Marsh’s burst of incredible form
AAP reports that Perth Scorchers captain Ashton Turner believes it’s just a matter of time before Mitch Marsh is whisked away to rejoin the Australian set-up.
Marsh hasn’t played a Test since 2019, but his scintillating form in white-ball cricket has led to calls for him to be a part of the Ashes.
Finding a way back into the Test squad could be tricky given Australia’s dominance in setting up a 2-0 lead and the strong bowling form of allrounder Cameron Green.
But if Green suffers an untimely injury, the calls for Marsh to be included would be deafening.
Marsh was a key part of Australia’s T20 World Cup triumph and he has carried that hot form into the BBL where he is averaging 103.5 at a strike rate of 154.5 from his three knocks this season.

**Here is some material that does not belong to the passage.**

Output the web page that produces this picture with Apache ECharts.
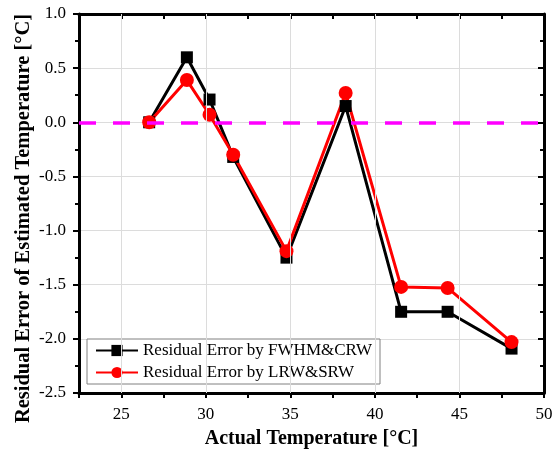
<!DOCTYPE html>
<html>
<head>
<meta charset="utf-8">
<script src="https://cdn.jsdelivr.net/npm/echarts@6/dist/echarts.min.js"></script>
<style>
html, body { margin: 0; padding: 0; background: #fff; }
#chart { width: 555px; height: 451px; }
</style>
</head>
<body>
<div id="chart"></div>
<script>
// 实测温度 (°C)
var temps = [26.65, 28.88, 30.22, 31.62, 34.77, 38.27, 41.55, 44.3, 48.08];
// 残差
var errFwhmCrw = [0.0, 0.60, 0.21, -0.32, -1.25, 0.15, -1.75, -1.75, -2.09];
var errLrwSrw = [0.0, 0.39, 0.07, -0.30, -1.19, 0.27, -1.52, -1.53, -2.03];
var xGridLines = [25, 30, 35, 40, 45];

const FONT = 'Liberation Serif';
const GRID_COLOR = '#dcdcdc';

var pairs = function (xs, ys) {
    return xs.map(function (x, i) { return [x, ys[i]]; });
};

var xBase = {
    type: 'value',
    min: 22.5,
    max: 50,
    interval: 2.5,
    splitLine: { show: false },
    axisLine: { show: true, onZero: false, lineStyle: { color: '#000', width: 3 } }
};

var yBase = {
    type: 'value',
    min: -2.5,
    max: 1.0,
    interval: 0.5,
    axisLine: { show: true, onZero: false, lineStyle: { color: '#000', width: 3 } }
};

var option = {
    animation: false,
    backgroundColor: '#fff',
    grid: { left: 79, right: 11, top: 14, bottom: 58, containLabel: false, outerBoundsMode: 'none' },
    legend: {
        left: 87,
        top: 339,
        orient: 'vertical',
        itemWidth: 42,
        itemHeight: 14,
        itemGap: 5,
        padding: [3, 8, 3, 8],
        borderColor: '#808080',
        borderWidth: 1,
        backgroundColor: '#fff',
        textStyle: { fontFamily: FONT, fontSize: 17, color: '#000' },
        data: ['Residual Error by FWHM&CRW', 'Residual Error by LRW&SRW']
    },
    xAxis: [
        Object.assign({}, xBase, {
            position: 'bottom',
            name: 'Actual Temperature [°C]',
            nameLocation: 'middle',
            nameGap: 36,
            nameMoveOverlap: false,
            nameTextStyle: { fontFamily: FONT, fontSize: 20, fontWeight: 'bold', color: '#000' },
            axisTick: { show: true, inside: false, length: 5, lineStyle: { color: '#000', width: 2 } },
            axisLabel: {
                fontFamily: FONT, fontSize: 17, color: '#000', margin: 13,
                formatter: function (v) { return v % 5 === 0 ? String(v) : ''; }
            }
        }),
        Object.assign({}, xBase, {
            position: 'top',
            axisTick: { show: true, inside: true, length: 5, lineStyle: { color: '#000', width: 2 } },
            axisLabel: { show: false }
        })
    ],
    yAxis: [
        Object.assign({}, yBase, {
            position: 'left',
            name: 'Residual Error of Estimated Temperature [°C]',
            nameLocation: 'middle',
            nameGap: 45,
            nameMoveOverlap: false,
            nameTextStyle: {
                fontFamily: FONT, fontSize: 20.5, fontWeight: 'bold', color: '#000',
                padding: [0, 30, 0, 0]
            },
            splitLine: { show: true, lineStyle: { color: GRID_COLOR, width: 1 } },
            axisTick: { show: true, inside: false, length: 6, lineStyle: { color: '#000', width: 2 } },
            minorTick: { show: true, splitNumber: 2, length: 4, lineStyle: { color: '#000', width: 2 } },
            axisLabel: {
                fontFamily: FONT, fontSize: 17, color: '#000', margin: 13,
                formatter: function (v) { return v.toFixed(1); }
            }
        }),
        Object.assign({}, yBase, {
            position: 'right',
            splitLine: { show: false },
            axisTick: { show: true, inside: true, length: 6, lineStyle: { color: '#000', width: 2 } },
            minorTick: { show: true, splitNumber: 2, length: 4, lineStyle: { color: '#000', width: 2 } },
            axisLabel: { show: false }
        })
    ],
    series: [
        {
            // 竖向网格线
            name: 'grid',
            type: 'line',
            data: [],
            z: 1,
            silent: true,
            markLine: {
                silent: true,
                symbol: 'none',
                label: { show: false },
                lineStyle: { color: GRID_COLOR, width: 1, type: 'solid' },
                data: xGridLines.map(function (v) { return { xAxis: v }; })
            }
        },
        {
            name: 'Residual Error by FWHM&CRW',
            type: 'line',
            data: pairs(temps, errFwhmCrw),
            symbol: 'rect',
            symbolSize: 12,
            color: '#000',
            lineStyle: { color: '#000', width: 3 },
            itemStyle: { color: '#000' }
        },
        {
            name: 'Residual Error by LRW&SRW',
            type: 'line',
            data: pairs(temps, errLrwSrw),
            symbol: 'circle',
            symbolSize: 14,
            color: '#ff0000',
            lineStyle: { color: '#ff0000', width: 3 },
            itemStyle: { color: '#ff0000' },
            markLine: {
                silent: true,
                symbol: 'none',
                label: { show: false },
                lineStyle: { color: '#ff00ff', width: 3.5, type: [17, 17] },
                data: [{ yAxis: 0 }]
            }
        }
    ]
};

var chart = echarts.init(document.getElementById('chart'));
chart.setOption(option);
</script>
</body>
</html>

His latest heroics came on Wednesday night when he cracked 86 off 53 balls in a man-of-the-match performance against the Melbourne Renegades.
“We’ve just got to appreciate and enjoy him being in our team while he’s here, because I’m sure it won’t be long until he’s representing Australia in a lot of formats,” Turner said.
“I think the Australian cricket team would be better off for that.
“It’s fun to watch him bat at the moment. He’s loving his cricket. It’s entertaining. He’s putting on a show for everyone.”
Turner has been impressed with the way Marsh has improved against spin bowling.
“Teams in the past have targeted him with wrist spin, but now he’s almost as dominant against the spin as he is against the quicks with pace on the ball,” Turner said.
“The thing that stands out is it looks almost low risk a lot of his batting. To be scoring as quickly as he is, normally guys are taking a lot of risks.
“But it looks like everything is coming out of the middle of the bat.
“It feels like he’s just playing 50-over cricket almost, and you look up at the scoreboard and he’s striking it at 150, 160 with no sweat.”